No. Spying on rival clubs is not a mistake. It is not a lapse in judgment. It is a choice. It is a conscious decision to gain an unfair advantage through illicit means. It is the kind of thing that, in any other industry, would result in immediate termination and possible legal action.

Solak’s refusal to sack Eckert is not merciful. It is not magnanimous. It is not even pragmatic in any traditional sense. It is simply an admission that Southampton Football Club has abandoned any pretense of operating within a coherent moral framework. They have decided that as long as you can point to some tactical improvement on the pitch, the methods you use to achieve it are irrelevant.

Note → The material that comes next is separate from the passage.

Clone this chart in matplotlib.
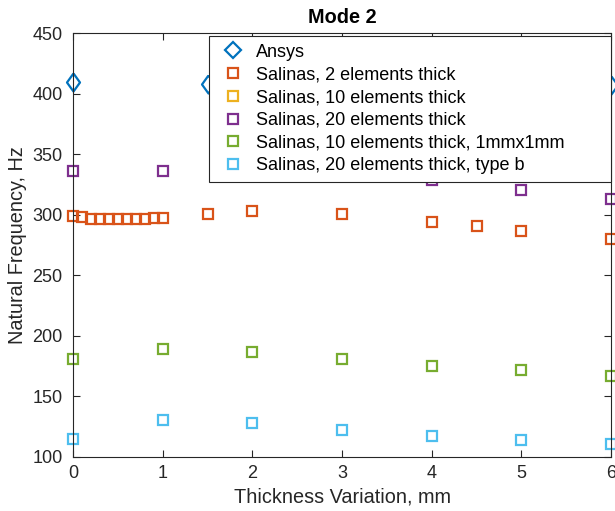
import matplotlib
matplotlib.use("Agg")
import matplotlib.pyplot as plt
import numpy as np

plt.rcParams['font.family'] = ['Liberation Sans', 'DejaVu Sans']

# data
ansys_x = [0, 1.5, 3, 4.5, 6]
ansys_y = [409.2, 408.0, 407.5, 407.3, 407.0]

el2_x = [0, 0.1, 0.2, 0.3, 0.4, 0.5, 0.6, 0.7, 0.8, 0.9, 1.0, 1.5, 2, 3, 4, 4.5, 5, 6]
el2_y = [299, 298, 296.5, 296.5, 296.5, 296.5, 296.5, 296.5, 296.5, 297.5, 297.5,
         301, 303, 301, 293.6, 290.3, 286.7, 279.6]

el10_x = [2, 3]
el10_y = [342, 340]

el20_x = [0, 1, 2, 3, 4, 5, 6]
el20_y = [336.2, 336.2, 337, 336, 328.5, 320.2, 313]

el10_1mm_x = [0, 1, 2, 3, 4, 5, 6]
el10_1mm_y = [180.6, 188.8, 186.4, 180.6, 175.3, 171.5, 166.8]

el20b_x = [0, 1, 2, 3, 4, 5, 6]
el20b_y = [115.1, 130.5, 128.3, 122.3, 117.3, 114.0, 111.0]

labels = ['Ansys', 'Salinas, 2 elements thick', 'Salinas, 10 elements thick',
          'Salinas, 20 elements thick', 'Salinas, 10 elements thick, 1mmx1mm',
          'Salinas, 20 elements thick, type b']
colors = ['#0072BD', '#D95319', '#EDB120', '#7E2F8E', '#77AC30', '#4DBEEE']

fig = plt.figure(figsize=(6.15, 5.11), dpi=100)
ax = fig.add_axes([0.1187, 0.1057, 0.875, 0.8297])

diamond = [(0, 1), (0.72, 0), (0, -1), (-0.72, 0), (0, 1)]
ax.plot(ansys_x, ansys_y, linestyle='none', marker=diamond, markersize=13,
        markerfacecolor='none', markeredgecolor=colors[0], markeredgewidth=1.6,
        label=labels[0], clip_on=False)
series = [(el2_x, el2_y), (el10_x, el10_y), (el20_x, el20_y),
          (el10_1mm_x, el10_1mm_y), (el20b_x, el20b_y)]
for (x, y), lab, c in zip(series, labels[1:], colors[1:]):
    ax.plot(x, y, linestyle='none', marker='s', markersize=7.5,
            markerfacecolor='none', markeredgecolor=c, markeredgewidth=1.6,
            label=lab, clip_on=False)

ax.set_xlim(0, 6)
ax.set_ylim(100, 450)
ax.set_xticks(range(0, 7))
ax.set_yticks(range(100, 451, 50))

for s in ax.spines.values():
    s.set_color('#262626')
    s.set_linewidth(0.8)
ax.tick_params(direction='in', top=True, right=True, length=5, width=0.8,
               colors='#262626', labelsize=13, labelcolor='#262626')
ax.tick_params(axis='y', pad=7.5)
ax.tick_params(axis='x', pad=6)

ax.set_xlabel('Thickness Variation, mm', fontsize=14.3, color='#262626')
ax.set_ylabel('Natural Frequency, Hz', fontsize=14.3, color='#262626')
ax.set_title('Mode 2', fontsize=14.3, fontweight='bold', pad=7)

leg = ax.legend(loc='upper left', bbox_to_anchor=(0.2528, 0.0, 0.7472, 0.9929),
                mode='expand', fontsize=13,
                frameon=True, fancybox=False, framealpha=1, edgecolor='#262626',
                borderpad=0.42, labelspacing=0.32, handletextpad=0.4,
                handlelength=1.8, borderaxespad=0)
leg.get_frame().set_linewidth(0.8)
leg.set_zorder(10)
for i, h in enumerate(leg.legend_handles):
    if i == 0:
        h.set_marker('D')
        h.set_markersize(8)
    else:
        h.set_markersize(7.5)

fig.savefig('out.png', dpi=100)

This is where football finds itself in 2026: a sport where a club owner can look a national broadcaster in the eye and essentially shrug while explaining why his manager’s espionage ring is actually just “advanced scouting.” The bar for acceptable behavior has not just been lowered. It has been buried in an unmarked grave somewhere in the New Forest.

Southampton will probably struggle this season. Not because Eckert is a bad manager — he may well be competent at the actual job of managing a football team. But because he will be managing it under a cloud of distrust, surrounded by rival clubs who now know exactly what kind of institution they are dealing with. And when results inevitably turn sour, when the pressure mounts, when the fans start to turn — and they will — Solak will finally sack Eckert and act surprised that it happened.

Until then, we get to watch Southampton operate under the principle that cheating is fine as long as you do not get caught twice.